Words from Dic(tionary)

dictionary with letter A

Allegory: (n) a story, poem or picture that can be interpreted to reveal a hidden meaning, typically a moral or political one: e.g. Pilgrim’s Progress is an allegory of the spiritual journey.

I am not sure when it happened, but somewhere along the line, the word “reality” became synonymous with “truth.”

Reality is not truth. Rather, it is our present fallen position.

Often we have to escape reality to climb a little higher to see over the mounds of our own stupidity. Yet in the past thirty or forty years, entertainment, education and even our politics have boasted their “open-mindedness” and intellectual pursuits by taking a snapshot of ongoing human behavior, insisting that it is a tableau of our destiny.

Isn’t that ridiculous?

So when I think about the allegory, I realize that it is almost a lost art–because allegory does exactly the opposite of reality movies and TV. The allegory says there are principles, feelings and ideas which are eternal and lasting–which only need to be passed through the prism of our present understanding in order to enlighten us.

Just because people are going through a season when they think God is mean, or doesn’t exist at all, does not mean that’s what they will feel in five years.

What is the consensus of human need on the issue?

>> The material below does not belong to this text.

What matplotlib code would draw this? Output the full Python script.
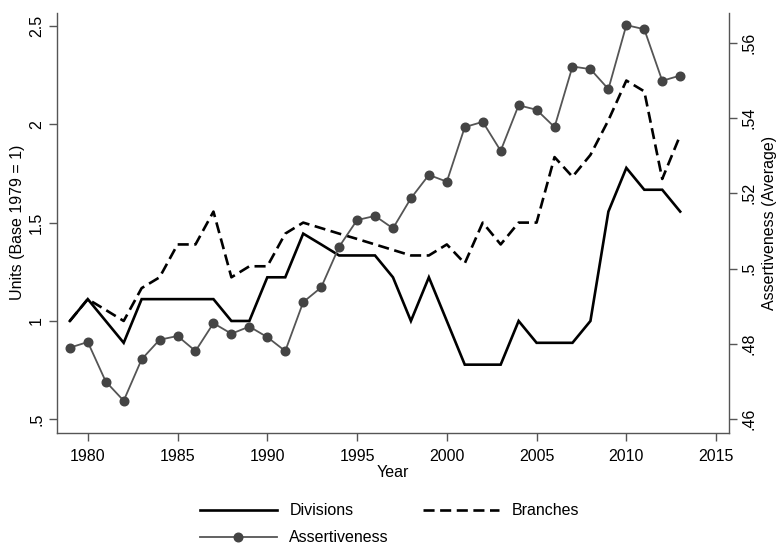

Find that–then draw an allegory, using the language of our times to present everlasting truth.

  • I don’t want society deciding what is valuable.
  • I don’t want to have a conversation with someone about television shows which extol violence, crime, graft, greed and incest and have him look at me with pity because I don’t understand that it’s “a true story.”
  • I don’t want to watch vampires suck the blood out of werewolves as witches place curses on hobbits who are out to pursue rings by killing dragons and believe that I am out of step because it is just necessary escapist fantasy. Maybe Lord of the Rings and Harry Potter are attempts at allegory, but they are so cluttered with the inclusion of destiny that they lose the passion of free will.

I admire allegory.

I appreciate the way Jesus used allegory in parables, explaining the kingdom of God to people by referencing fish, coins, bread yeast and mustard seeds instead of merely bitching about the Romans and complaining about the boring Pharisees.

Reality is not truth.

Truth is finding a way to share what has blessed our species for thousands of years … in a contemporary fashion.